At least I have a poem about a pagoda.

A Puzzle

You are lost inside a tiny pagoda,
and keep running into my grandmother.
Every time you see her, she hands you an item of cutlery.
"Where's the bathroom?"
one of you asks the other, your landmark being a bonsai tree.

You are carrying ....... a ladle
..................................a steak knife
..................................a plastic spatula
..................................a bag full of grapefruit spoons

You use a fondue fork to poke my grandmother
lightly on the arm. "Excuse me, ma'am,"
you say politely, as the sun sets to the north-north east
and the pagoda grows silent.
She hands you a tuning fork, which does you no good at all.

Which way out of this pagoda?

 365 days ago (give or take):

"Hmm. Okay, so I turn it on, and there's all these women in a bathtub, finger-painting each other. I didn't even bother to decipher the plot. Maybe it was a convention of horny kindergarten teachers, or something."

I watch some porn.

 


what i'm reading:
Midnight's Children, and, for class, The Autobiography of an Ex-Colored Man. We had an interesting discussion about this today, about the narrator's snobbery, about the meta-fiction outside the fiction, etc. It's about a black man who could pass for white, and lives in the white word (and despite the title, it's fictitious). The narrator of the book describes a horrific lynching scene where a man is burned alive, and then he sits down on a rock and feels shame that he is part of a race that would let itself be treated in this way. Incredible! This is surely not how Johnson himself felt (he was the first black field secretary of the NAACP and one of his jobs was to report on lynchings) and it's an example (among many interesting others) of the interesting distance between Johnson and his narrator.
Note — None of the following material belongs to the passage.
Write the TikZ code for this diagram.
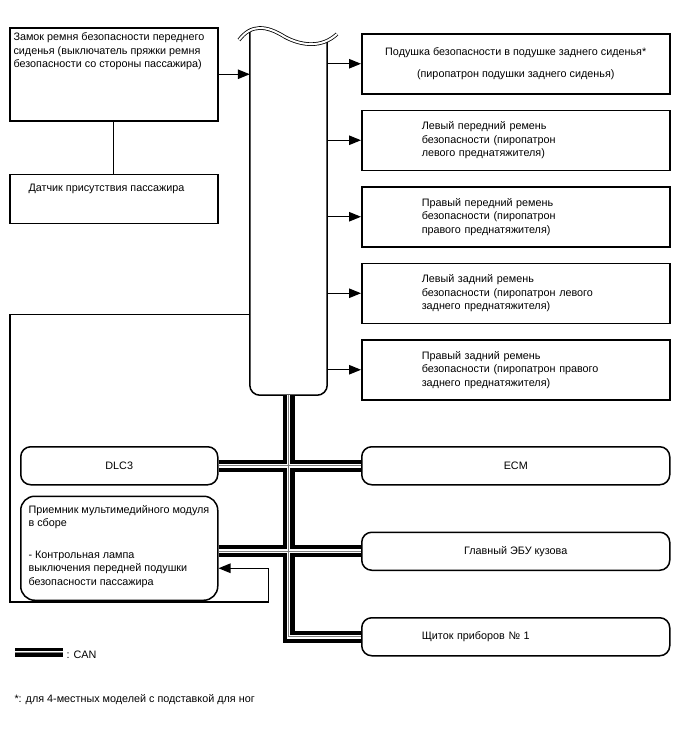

Also, he wrote some incredible sermons and religious poetry, but he himself was an agnostic. James Weldon Johnson. Look the guy up, seriously.

what i'm writing:
Nine other poems in addition to pagoda. Mostly prose poetry, which I always enjoy. Do I hate my poetry because it's not funny? Maybe I should just embrace my funny side. I can be the female answer to James Tate or something.

what i'm watching:
Rushmore.

anything:
How are you? Tell me about you. What are YOUR needs?
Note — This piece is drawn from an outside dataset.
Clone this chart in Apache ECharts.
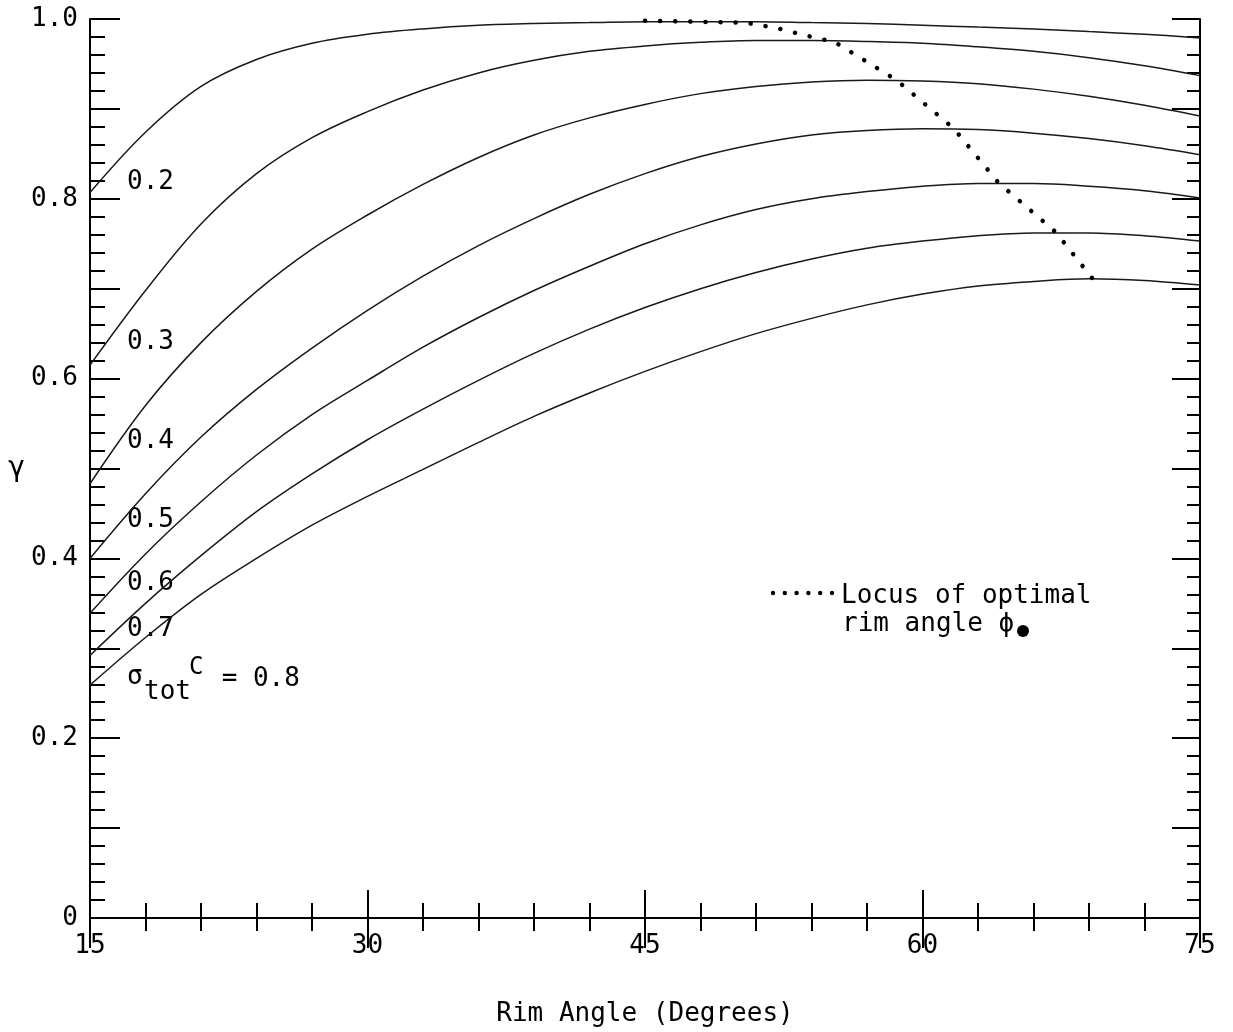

one bird, two bird, green bird, blue bird:
My vet says give it a week, and then Pidgie will have to go back in for throat cultures. He's holding steady. I hate that new squeak of his, but I think it's not pain, just irritation.

journal quote of the day:
"Having sex with young women is the male mid-life crisis version of the Make-A-Wish Foundation. It doesn't keep you from dying, but at least you get to go to the Magic Kingdom one more time."

~John Scalzi in the Whatever.

mood ring:
spring

shakespeare says:
He has a cloud in's face. (Antony and Cleopatra)

biking update:
miles: none
this year's mileage: 403.1
notes: I am glad I did 15 miles last week, since that was my only riding day. Squish squish.